---------- Dataset excerpt ----------

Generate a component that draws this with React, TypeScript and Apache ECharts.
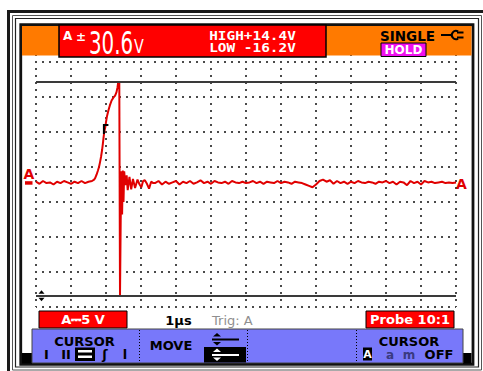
import React, { useEffect, useRef } from 'react';
import * as echarts from 'echarts';

// ---- waveform data: [time (µs), volts] ----
const preTrigger: [number, number][] = [
  [0.0, 0.1], [0.1, -0.2], [0.2, 0.2], [0.3, -0.1], [0.4, 0.0], [0.5, -0.3], [0.6, 0.1], [0.7, -0.1],
  [0.8, 0.2], [0.9, 0.0], [1.0, -0.2], [1.1, 0.1], [1.2, -0.1], [1.3, 0.2], [1.4, -0.1], [1.5, 0.1], [1.6, 0.2],
];
const risingEdge: [number, number][] = [
  [1.62, 0.2], [1.66, 0.4], [1.69, 0.6], [1.73, 1.1], [1.77, 1.7], [1.8, 2.2], [1.83, 2.9], [1.86, 3.7],
  [1.89, 4.7], [1.91, 5.5], [1.93, 6.4], [1.95, 7.2], [1.98, 7.9], [2.0, 8.6], [2.03, 9.5], [2.07, 10.3],
  [2.11, 11.0], [2.16, 11.7], [2.21, 12.1], [2.26, 12.4], [2.3, 12.9], [2.33, 13.6], [2.35, 14.4], [2.38, 14.2],
  [2.4, -16.2],
];
const ringing: [number, number][] = [
  [2.42, -5.4], [2.44, 1.6], [2.46, -4.6], [2.48, 1.7], [2.5, -2.8], [2.52, 1.6], [2.55, -0.4], [2.59, 1.0],
  [2.62, -1.1], [2.67, 0.8], [2.72, -1.0], [2.77, 0.5], [2.83, -0.8], [2.9, 0.4], [2.96, -0.3], [3.01, -0.7],
  [3.06, 0.2], [3.11, 0.3], [3.17, -0.2], [3.23, -0.9], [3.29, 0.1], [3.35, -0.1],
];
const tail: [number, number][] = [
  [3.4, -0.1], [3.5, 0.2], [3.6, -0.3], [3.7, 0.1], [3.8, -0.2], [3.9, 0.0], [4.0, 0.2], [4.1, -0.3], [4.2, 0.1], [4.3, -0.1],
  [4.4, 0.2], [4.5, -0.2], [4.6, 0.0], [4.7, 0.3], [4.8, -0.1], [4.9, 0.1], [5.0, -0.2], [5.1, 0.2], [5.2, 0.0], [5.3, -0.1],
  [5.4, 0.1], [5.5, -0.2], [5.6, 0.2], [5.7, 0.0], [5.8, -0.1], [5.9, 0.1], [6.0, -0.1], [6.1, 0.0], [6.2, 0.2], [6.3, -0.1],
  [6.4, 0.1], [6.5, -0.2], [6.6, 0.1], [6.7, 0.0], [6.8, -0.1], [6.9, 0.2], [7.0, -0.1], [7.1, 0.1], [7.2, 0.0], [7.3, -0.2],
  [7.4, 0.1], [7.5, 0.0], [7.6, -0.1], [7.7, -0.3], [7.8, -0.5], [7.9, -0.7], [8.0, -0.3], [8.1, 0.2], [8.2, 0.4], [8.3, 0.1],
  [8.4, 0.3], [8.5, -0.2], [8.6, 0.2], [8.7, -0.1], [8.8, 0.1], [8.9, -0.2], [9.0, 0.1], [9.1, -0.1], [9.2, 0.2], [9.3, 0.0],
  [9.4, -0.1], [9.5, 0.1], [9.6, 0.0], [9.7, -0.2], [9.8, 0.1], [9.9, 0.0], [10.0, 0.2], [10.1, -0.1], [10.2, 0.1], [10.3, -0.3],
  [10.4, 0.1], [10.5, 0.0], [10.6, -0.4], [10.7, 0.2], [10.8, -0.1], [10.9, 0.1], [11.0, -0.3], [11.1, 0.2], [11.2, 0.0], [11.3, 0.1],
  [11.4, -0.1], [11.5, 0.0], [11.6, 0.1], [11.7, -0.1], [11.8, 0.0], [11.9, -0.1], [12.0, 0.0],
];

const cursorLevels = [14.4, -16.2]; // HIGH, LOW
const triggerPoint: [number, number] = [1.94, 8.2];
const headerTexts = ['30.6', 'HIGH+14.4V', 'LOW -16.2V', 'SINGLE', 'HOLD'];
const footerTexts = ['A⎓5 V', '1µs', 'Trig: A', 'Probe 10:1'];
const menuTexts = ['CURSOR', 'MOVE', 'CURSOR', 'OFF'];

const SANS = '"DejaVu Sans"';
const MONO = '"DejaVu Sans Mono"';

function rect(x: number, y: number, w: number, h: number, fill: string, stroke?: string, lw = 1, z = 50): any {
  return { type: 'rect', z, shape: { x, y, width: w, height: h }, style: { fill, stroke: stroke || null, lineWidth: stroke ? lw : 0 } };
}
function text(x: number, y: number, t: string, font: string, fill: string, align = 'center', extra: any = {}): any {
  return {
    type: 'text', z: 60, x, y, ...extra,
    style: { text: t, font, fill, textAlign: align, textVerticalAlign: 'middle' },
  };
}
function line(x1: number, y1: number, x2: number, y2: number, stroke: string, lw = 1, dash?: number[]): any {
  return { type: 'line', z: 60, shape: { x1, y1, x2, y2 }, style: { stroke, lineWidth: lw, lineDash: dash || null } };
}
function poly(points: number[][], fill: string): any {
  return { type: 'polygon', z: 60, shape: { points }, style: { fill } };
}

export default function App() {
  const ref = useRef<HTMLDivElement>(null);
  useEffect(() => {
    if (!ref.current) return;
    const chart = echarts.init(ref.current, undefined, { renderer: 'svg' });
    const trace = [...preTrigger, ...risingEdge, ...ringing, ...tail];
    const dotted = { show: true, lineStyle: { color: '#4a4a4a', width: 2, type: [2, 5], dashOffset: 1 } };
    chart.setOption({
      animation: false,
      backgroundColor: '#ffffff',
      grid: { left: 36, top: 27, width: 420, height: 280, containLabel: false },
      xAxis: {
        type: 'value', min: 0, max: 12, interval: 1,
        axisLine: { show: false }, axisTick: { show: false }, axisLabel: { show: false }, splitLine: dotted,
      },
      yAxis: [
        {
          type: 'value', min: 0, max: 8, interval: 1,
          axisLine: { show: false }, axisTick: { show: false }, axisLabel: { show: false }, splitLine: dotted,
        },
        { type: 'value', min: -17.8, max: 22.2, show: false, splitLine: { show: false } },
      ],
      series: [
        {
          type: 'line', xAxisIndex: 0, yAxisIndex: 1, data: trace, showSymbol: false, symbol: 'none',
          lineStyle: { color: '#e00000', width: 2 }, z: 3,
          markLine: {
            silent: true, symbol: ['none', 'none'], label: { show: false },
            lineStyle: { color: '#3a3a3a', width: 2, type: 'solid' },
            data: cursorLevels.map((v) => ({ yAxis: v })),
          },
        },
      ],
    });

    const toPx = (p: [number, number]) => chart.convertToPixel({ xAxisIndex: 0, yAxisIndex: 1 }, p) as number[];
    const zeroY = toPx([0, 0])[1];
    const lowY = toPx([0, cursorLevels[1]])[1];
    const trig = toPx(triggerPoint);

    const g: any[] = [];
    // frame
    g.push({ type: 'rect', z: 40, shape: { x: 8.5, y: 11.5, width: 480, height: 370 }, style: { fill: 'none', stroke: '#1a1a1a', lineWidth: 3 } });
    g.push({ type: 'rect', z: 40, shape: { x: 12.5, y: 15.5, width: 469, height: 354.5 }, style: { fill: 'none', stroke: '#555', lineWidth: 1 } });
    g.push({ type: 'rect', z: 40, shape: { x: 15.5, y: 18.5, width: 463, height: 348.5 }, style: { fill: 'none', stroke: '#222', lineWidth: 1.2 } });
    g.push({ type: 'rect', z: 40, shape: { x: 20.75, y: 24.75, width: 452.25, height: 339.5 }, style: { fill: 'none', stroke: '#111', lineWidth: 2.8 } });
    // header
    g.push(rect(22, 26, 449.5, 29.5, '#ff7a00'));
    g.push(rect(59, 25, 267, 32, '#ff0000', '#000', 1.5));
    g.push(text(63, 36, 'A', `bold 12px ${SANS}`, '#fff', 'left'));
    g.push(text(76, 37, '±', `bold 12px ${SANS}`, '#fff', 'left'));
    g.push(text(89, 42.5, headerTexts[0], `32px ${SANS}`, '#fff', 'left', { scaleX: 0.62 }));
    g.push(text(134, 46.5, 'V', `19px ${SANS}`, '#fff', 'left', { scaleX: 0.75 }));
    g.push(text(252.5, 35.5, headerTexts[1], `bold 12px ${MONO}`, '#fff', 'center', { scaleX: 1.2 }));
    g.push(text(252.5, 48, headerTexts[2], `bold 12px ${MONO}`, '#fff', 'center', { scaleX: 1.2 }));
    g.push(text(380, 35.5, headerTexts[3], `bold 13.5px ${SANS}`, '#000', 'left'));
    g.push(line(441, 35, 451, 35, '#000', 2));
    g.push({ type: 'arc', z: 60, shape: { cx: 456, cy: 35, r: 4.2, startAngle: Math.PI / 3, endAngle: (5 * Math.PI) / 3, clockwise: true }, style: { fill: 'none', stroke: '#000', lineWidth: 2 } });
    g.push(line(457, 32.5, 463.5, 32.5, '#000', 2));
    g.push(line(457, 37.5, 463.5, 37.5, '#000', 2));
    g.push(rect(381, 43, 45, 13.5, '#f010f0', '#000', 1));
    g.push(text(403.5, 50, headerTexts[4], `bold 12px ${SANS}`, '#fff', 'center'));
    // zero-level markers
    g.push(text(28.8, zeroY - 8, 'A', `bold 14px ${SANS}`, '#e00000', 'center'));
    g.push(rect(25, zeroY - 1.2, 7.5, 3.5, '#e00000', undefined, 0, 60));
    g.push(text(461.5, zeroY + 2, 'A', `bold 14px ${SANS}`, '#e00000', 'center'));
    // trigger mark
    g.push({ type: 'polyline', z: 60, shape: { points: [[trig[0], trig[1] + 9], [trig[0], trig[1]], [trig[0] + 4.5, trig[1]]] }, style: { fill: 'none', stroke: '#000', lineWidth: 2 } });
    // low cursor arrows
    g.push(poly([[38.5, lowY - 2], [44.5, lowY - 2], [41.5, lowY - 5.5]], '#000'));
    g.push(poly([[38.5, lowY + 2], [44.5, lowY + 2], [41.5, lowY + 5.5]], '#000'));
    // footer
    g.push(rect(39, 311, 88, 17, '#ff0000', '#000', 1));
    g.push(text(83, 319.5, footerTexts[0], `bold 13px ${SANS}`, '#fff', 'center'));
    g.push(text(178.5, 320, footerTexts[1], `bold 13px ${SANS}`, '#000', 'center'));
    g.push(text(212, 320, footerTexts[2], `13px ${SANS}`, '#8f8f8f', 'left'));
    g.push(rect(366, 311, 88, 17, '#ff0000', '#000', 1));
    g.push(text(410, 319.5, footerTexts[3], `bold 13px ${SANS}`, '#fff', 'center'));
    // menu bar
    g.push(rect(22, 353, 449.5, 10.5, '#000'));
    g.push(rect(32, 329, 431, 34, '#7878fa', '#444', 1));
    [139.5, 247.5, 356.5].forEach((x) => g.push(line(x, 330, x, 362, '#000', 1, [1, 2])));
    g.push(text(84.5, 341, menuTexts[0], `bold 13px ${SANS}`, '#000', 'center'));
    g.push(text(46.5, 354.5, 'I', `bold 13px ${SANS}`, '#000', 'center'));
    g.push(text(66, 354.5, 'II', `bold 13px ${SANS}`, '#000', 'center'));
    g.push(rect(75, 347.5, 20, 13.5, '#000', undefined, 0, 55));
    g.push(rect(78, 350, 14, 2.5, '#fff', undefined, 0, 60));
    g.push(rect(78, 355.5, 14, 2.5, '#fff', undefined, 0, 60));
    g.push(text(105, 354.5, 'ʃ', `bold 13px ${SANS}`, '#000', 'center'));
    g.push(text(125, 354.5, 'l', `bold 13px ${SANS}`, '#000', 'center'));
    g.push(text(171, 345, menuTexts[1], `bold 13px ${SANS}`, '#000', 'center'));
    g.push(poly([[213, 336.5], [221, 336.5], [217, 333]], '#000'));
    g.push(line(212, 339.5, 239, 339.5, '#000', 2));
    g.push(poly([[213, 342], [221, 342], [217, 345.5]], '#000'));
    g.push(rect(204, 347, 42, 15.5, '#000', undefined, 0, 55));
    g.push(poly([[213, 352], [221, 352], [217, 348.5]], '#fff'));
    g.push(line(212, 355, 239, 355, '#fff', 2));
    g.push(poly([[213, 357.5], [221, 357.5], [217, 361]], '#fff'));
    g.push(text(409, 341, menuTexts[2], `bold 13px ${SANS}`, '#000', 'center'));
    g.push(rect(363, 347.5, 9, 13, '#000', undefined, 0, 55));
    g.push(text(367.5, 354.5, 'A', `bold 11px ${SANS}`, '#fff', 'center'));
    g.push(text(390, 354.5, 'a', `bold 12px ${SANS}`, '#3a3a80', 'center'));
    g.push(text(409, 354.5, 'm', `bold 12px ${SANS}`, '#3a3a80', 'center'));
    g.push(text(439, 354.5, menuTexts[3], `bold 13px ${SANS}`, '#000', 'center'));

    chart.setOption({ graphic: { elements: g } });
    return () => chart.dispose();
  }, []);
  return <div ref={ref} style={{ position: 'fixed', left: 0, top: 0, width: 483, height: 371 }} />;
}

----------

▸ **The request**
Begin at the first line of the data above and repeat each line exactly, stopping after the line containing "import * as echarts from 'echarts';". Omit the pictures.

▸ **Output below**
Generate a component that draws this with React, TypeScript and Apache ECharts.
import React, { useEffect, useRef } from 'react';
import * as echarts from 'echarts';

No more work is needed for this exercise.